Plotting code records
▬▬▬▬▬▬

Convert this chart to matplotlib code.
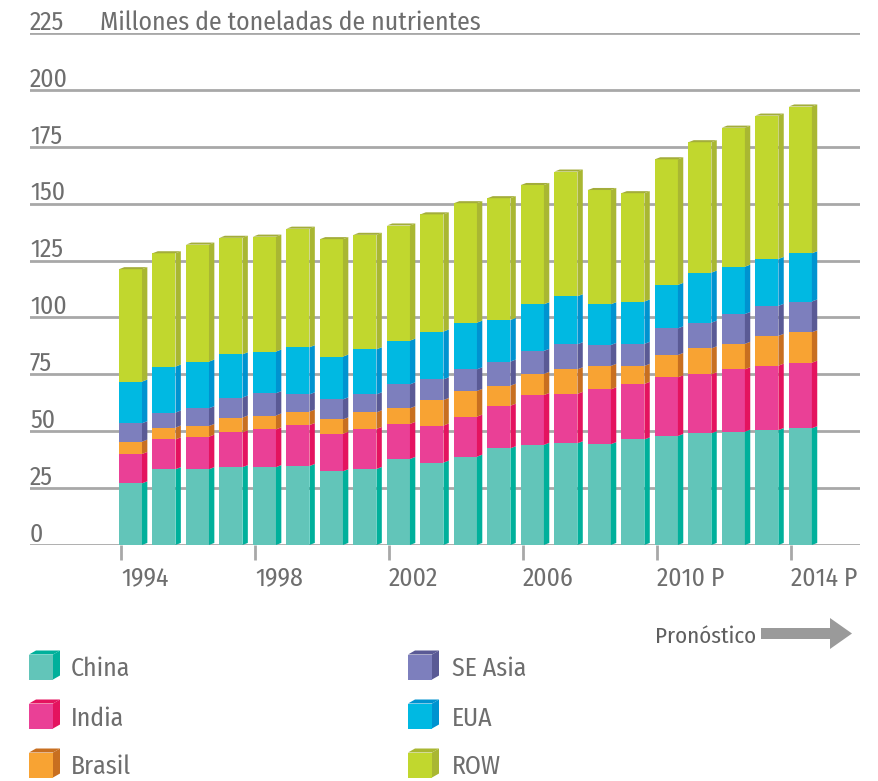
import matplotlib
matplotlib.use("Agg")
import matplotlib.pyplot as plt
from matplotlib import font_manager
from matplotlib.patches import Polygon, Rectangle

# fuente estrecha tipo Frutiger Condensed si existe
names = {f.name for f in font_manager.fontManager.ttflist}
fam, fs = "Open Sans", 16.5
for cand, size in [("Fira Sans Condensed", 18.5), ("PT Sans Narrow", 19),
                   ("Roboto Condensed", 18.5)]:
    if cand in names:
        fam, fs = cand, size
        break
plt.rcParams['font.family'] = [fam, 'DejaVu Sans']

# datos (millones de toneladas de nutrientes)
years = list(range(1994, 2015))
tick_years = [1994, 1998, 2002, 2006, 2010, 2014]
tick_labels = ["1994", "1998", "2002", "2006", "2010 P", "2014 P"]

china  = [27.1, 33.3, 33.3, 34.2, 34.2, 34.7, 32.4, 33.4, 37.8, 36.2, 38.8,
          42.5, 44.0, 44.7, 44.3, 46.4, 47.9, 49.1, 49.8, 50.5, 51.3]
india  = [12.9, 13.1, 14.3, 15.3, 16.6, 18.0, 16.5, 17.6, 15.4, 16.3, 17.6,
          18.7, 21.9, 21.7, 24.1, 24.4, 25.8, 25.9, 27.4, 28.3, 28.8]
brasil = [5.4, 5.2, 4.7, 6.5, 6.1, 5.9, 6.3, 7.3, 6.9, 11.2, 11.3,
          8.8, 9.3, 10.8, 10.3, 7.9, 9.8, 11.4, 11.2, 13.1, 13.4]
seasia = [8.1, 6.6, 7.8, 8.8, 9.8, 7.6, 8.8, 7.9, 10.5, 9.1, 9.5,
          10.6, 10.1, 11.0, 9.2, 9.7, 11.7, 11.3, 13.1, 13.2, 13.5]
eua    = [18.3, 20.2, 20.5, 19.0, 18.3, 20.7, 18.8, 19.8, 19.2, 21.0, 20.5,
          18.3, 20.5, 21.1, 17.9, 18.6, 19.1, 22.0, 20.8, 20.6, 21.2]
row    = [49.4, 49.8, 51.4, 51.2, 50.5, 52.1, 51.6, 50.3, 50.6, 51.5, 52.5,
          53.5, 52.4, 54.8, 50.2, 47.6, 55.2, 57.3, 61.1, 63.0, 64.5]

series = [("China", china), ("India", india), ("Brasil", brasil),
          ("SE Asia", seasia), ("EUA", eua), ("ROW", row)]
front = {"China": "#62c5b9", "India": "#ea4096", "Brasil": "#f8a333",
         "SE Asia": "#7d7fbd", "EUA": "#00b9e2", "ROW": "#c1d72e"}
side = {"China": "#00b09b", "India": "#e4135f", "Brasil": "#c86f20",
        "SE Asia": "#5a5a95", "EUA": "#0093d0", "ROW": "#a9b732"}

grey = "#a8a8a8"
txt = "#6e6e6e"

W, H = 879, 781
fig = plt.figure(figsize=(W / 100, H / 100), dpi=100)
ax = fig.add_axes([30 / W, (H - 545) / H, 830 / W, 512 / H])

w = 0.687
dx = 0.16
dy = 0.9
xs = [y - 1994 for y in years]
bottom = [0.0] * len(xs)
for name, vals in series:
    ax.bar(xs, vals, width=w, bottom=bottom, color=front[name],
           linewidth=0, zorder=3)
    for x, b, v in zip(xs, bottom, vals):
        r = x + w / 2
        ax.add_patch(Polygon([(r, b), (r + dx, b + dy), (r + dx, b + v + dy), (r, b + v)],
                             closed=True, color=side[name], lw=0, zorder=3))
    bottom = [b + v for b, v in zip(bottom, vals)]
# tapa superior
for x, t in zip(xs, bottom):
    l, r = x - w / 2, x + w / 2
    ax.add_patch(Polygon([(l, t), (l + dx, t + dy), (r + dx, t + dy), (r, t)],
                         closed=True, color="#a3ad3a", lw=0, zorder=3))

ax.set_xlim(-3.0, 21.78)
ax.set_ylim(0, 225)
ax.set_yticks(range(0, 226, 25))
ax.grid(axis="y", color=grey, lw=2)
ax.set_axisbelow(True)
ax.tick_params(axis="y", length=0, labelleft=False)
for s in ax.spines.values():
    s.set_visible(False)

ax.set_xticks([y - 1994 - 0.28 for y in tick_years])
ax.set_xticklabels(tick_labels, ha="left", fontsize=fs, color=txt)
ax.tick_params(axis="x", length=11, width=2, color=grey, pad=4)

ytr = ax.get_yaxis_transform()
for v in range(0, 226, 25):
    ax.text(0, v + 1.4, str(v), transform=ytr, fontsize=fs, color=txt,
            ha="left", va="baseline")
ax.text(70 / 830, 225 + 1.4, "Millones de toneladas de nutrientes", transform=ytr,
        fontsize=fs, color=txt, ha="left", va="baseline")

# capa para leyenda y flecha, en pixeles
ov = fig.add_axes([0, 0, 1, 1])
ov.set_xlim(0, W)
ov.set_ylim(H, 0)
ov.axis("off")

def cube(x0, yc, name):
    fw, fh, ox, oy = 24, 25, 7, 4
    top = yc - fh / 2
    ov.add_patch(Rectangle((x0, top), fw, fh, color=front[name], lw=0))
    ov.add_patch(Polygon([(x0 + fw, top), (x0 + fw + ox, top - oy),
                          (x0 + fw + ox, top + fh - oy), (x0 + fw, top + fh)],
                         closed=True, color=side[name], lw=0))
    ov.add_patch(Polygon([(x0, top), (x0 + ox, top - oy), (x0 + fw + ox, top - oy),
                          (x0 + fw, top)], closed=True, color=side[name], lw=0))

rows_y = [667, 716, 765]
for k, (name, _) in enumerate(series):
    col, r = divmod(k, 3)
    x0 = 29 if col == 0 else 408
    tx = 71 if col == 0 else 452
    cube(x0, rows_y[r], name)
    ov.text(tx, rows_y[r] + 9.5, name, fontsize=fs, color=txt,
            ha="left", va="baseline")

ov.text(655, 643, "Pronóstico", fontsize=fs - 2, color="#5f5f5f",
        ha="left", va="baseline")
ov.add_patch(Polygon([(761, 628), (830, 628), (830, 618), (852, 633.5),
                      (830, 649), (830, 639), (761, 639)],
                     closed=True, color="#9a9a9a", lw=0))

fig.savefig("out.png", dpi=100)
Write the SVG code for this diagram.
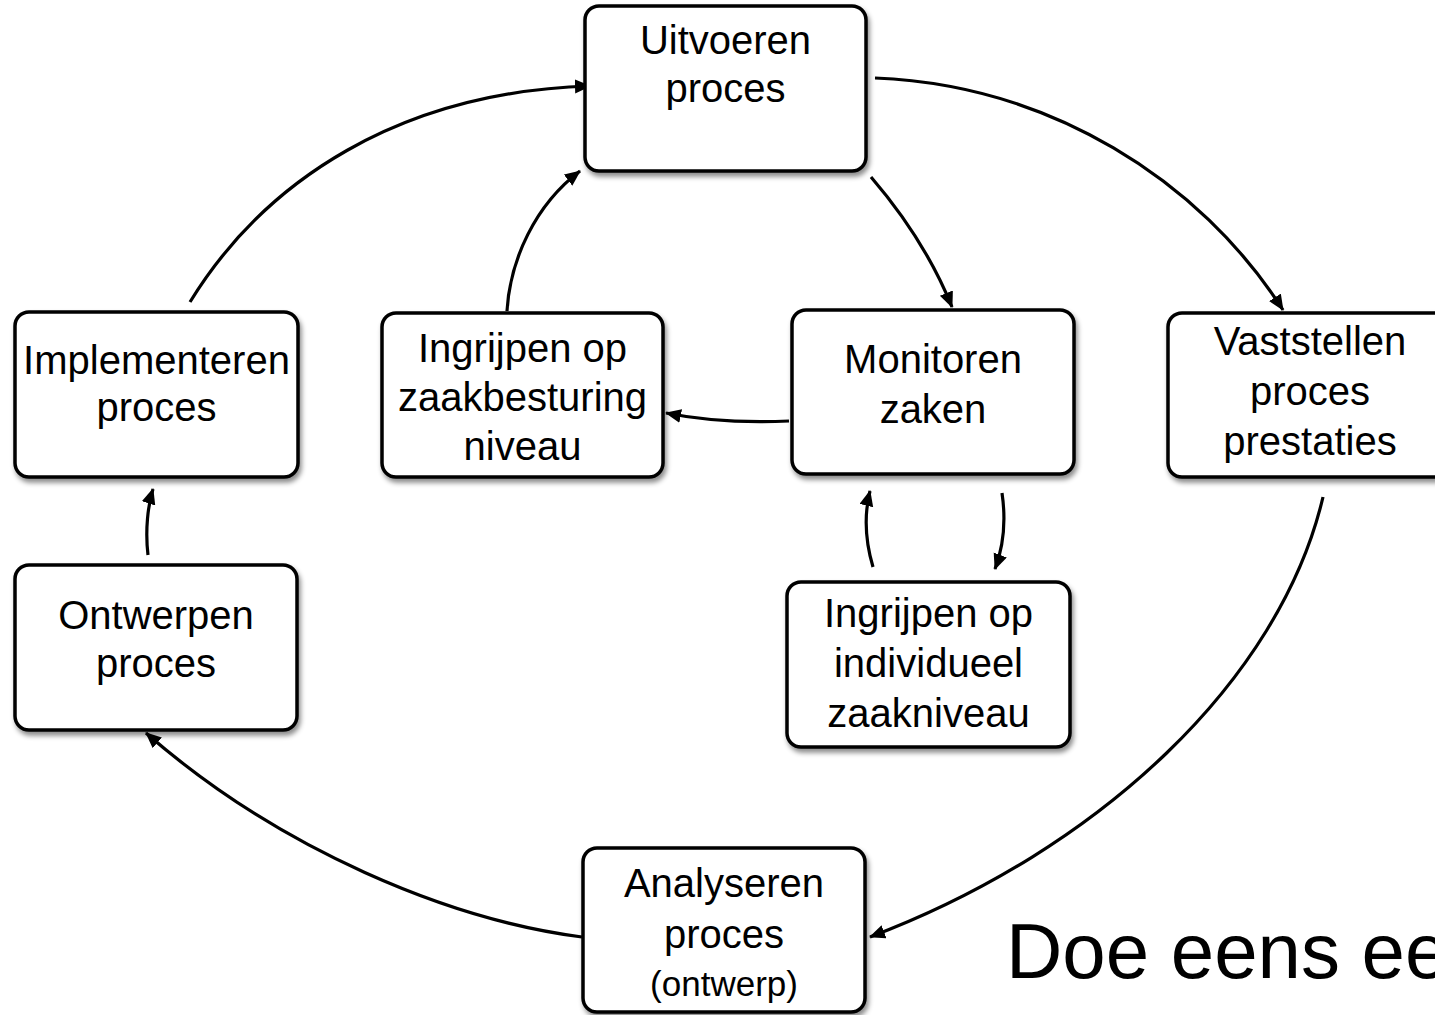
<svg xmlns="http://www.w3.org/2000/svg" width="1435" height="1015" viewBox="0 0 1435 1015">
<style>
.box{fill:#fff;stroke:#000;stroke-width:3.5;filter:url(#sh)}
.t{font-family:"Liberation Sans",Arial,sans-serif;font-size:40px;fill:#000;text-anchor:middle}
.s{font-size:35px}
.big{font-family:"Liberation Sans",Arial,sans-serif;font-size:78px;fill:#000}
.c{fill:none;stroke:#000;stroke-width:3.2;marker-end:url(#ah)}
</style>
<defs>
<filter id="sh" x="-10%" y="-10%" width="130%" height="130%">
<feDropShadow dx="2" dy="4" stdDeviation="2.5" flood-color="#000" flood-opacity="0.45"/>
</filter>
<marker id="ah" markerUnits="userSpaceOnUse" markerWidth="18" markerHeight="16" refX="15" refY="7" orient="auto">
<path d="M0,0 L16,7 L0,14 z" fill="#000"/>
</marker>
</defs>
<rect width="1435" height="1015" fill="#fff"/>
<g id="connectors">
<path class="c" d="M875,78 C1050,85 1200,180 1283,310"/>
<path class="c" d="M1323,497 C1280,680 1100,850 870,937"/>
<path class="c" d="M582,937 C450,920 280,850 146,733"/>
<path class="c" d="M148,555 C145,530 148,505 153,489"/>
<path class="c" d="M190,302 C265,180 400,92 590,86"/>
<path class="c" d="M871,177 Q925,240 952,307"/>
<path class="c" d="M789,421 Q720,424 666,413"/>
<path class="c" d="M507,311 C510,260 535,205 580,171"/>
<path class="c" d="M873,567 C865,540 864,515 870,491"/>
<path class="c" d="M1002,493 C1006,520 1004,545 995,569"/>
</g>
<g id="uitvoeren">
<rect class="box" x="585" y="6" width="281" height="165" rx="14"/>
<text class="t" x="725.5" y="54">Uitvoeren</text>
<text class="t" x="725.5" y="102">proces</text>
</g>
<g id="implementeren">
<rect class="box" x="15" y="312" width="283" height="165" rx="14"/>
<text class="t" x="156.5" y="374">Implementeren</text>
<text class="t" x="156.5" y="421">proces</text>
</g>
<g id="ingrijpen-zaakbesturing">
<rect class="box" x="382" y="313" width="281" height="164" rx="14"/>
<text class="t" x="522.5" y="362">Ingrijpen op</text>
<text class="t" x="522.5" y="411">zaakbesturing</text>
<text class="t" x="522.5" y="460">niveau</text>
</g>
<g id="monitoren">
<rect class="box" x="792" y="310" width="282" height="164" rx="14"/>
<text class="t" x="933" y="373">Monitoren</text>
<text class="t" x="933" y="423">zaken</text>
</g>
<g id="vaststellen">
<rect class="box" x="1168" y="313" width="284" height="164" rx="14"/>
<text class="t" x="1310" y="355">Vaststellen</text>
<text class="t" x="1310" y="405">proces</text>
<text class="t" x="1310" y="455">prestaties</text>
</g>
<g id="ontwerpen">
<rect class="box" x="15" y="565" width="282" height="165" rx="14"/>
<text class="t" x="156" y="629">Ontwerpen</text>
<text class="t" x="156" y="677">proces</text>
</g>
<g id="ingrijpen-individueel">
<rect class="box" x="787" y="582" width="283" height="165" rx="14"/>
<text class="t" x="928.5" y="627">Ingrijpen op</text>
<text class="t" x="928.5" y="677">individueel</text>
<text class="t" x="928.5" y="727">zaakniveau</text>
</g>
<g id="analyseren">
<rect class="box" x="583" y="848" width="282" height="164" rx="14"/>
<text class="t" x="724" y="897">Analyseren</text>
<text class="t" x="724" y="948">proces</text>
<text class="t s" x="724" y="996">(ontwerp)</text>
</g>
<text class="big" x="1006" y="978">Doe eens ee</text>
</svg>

▬▬▬▬▬▬

WORK TO BE COMPLETED
Copy nothing but the lines from the first one in the listing through the line with "plt.rcParams['font.family'] = [fam, 'DejaVu", and omit the pictures.

EXERCISE RESPONSE
Convert this chart to matplotlib code.
import matplotlib
matplotlib.use("Agg")
import matplotlib.pyplot as plt
from matplotlib import font_manager
from matplotlib.patches import Polygon, Rectangle

# fuente estrecha tipo Frutiger Condensed si existe
names = {f.name for f in font_manager.fontManager.ttflist}
fam, fs = "Open Sans", 16.5
for cand, size in [("Fira Sans Condensed", 18.5), ("PT Sans Narrow", 19),
                   ("Roboto Condensed", 18.5)]:
    if cand in names:
        fam, fs = cand, size
        break
plt.rcParams['font.family'] = [fam, 'DejaVu Sans']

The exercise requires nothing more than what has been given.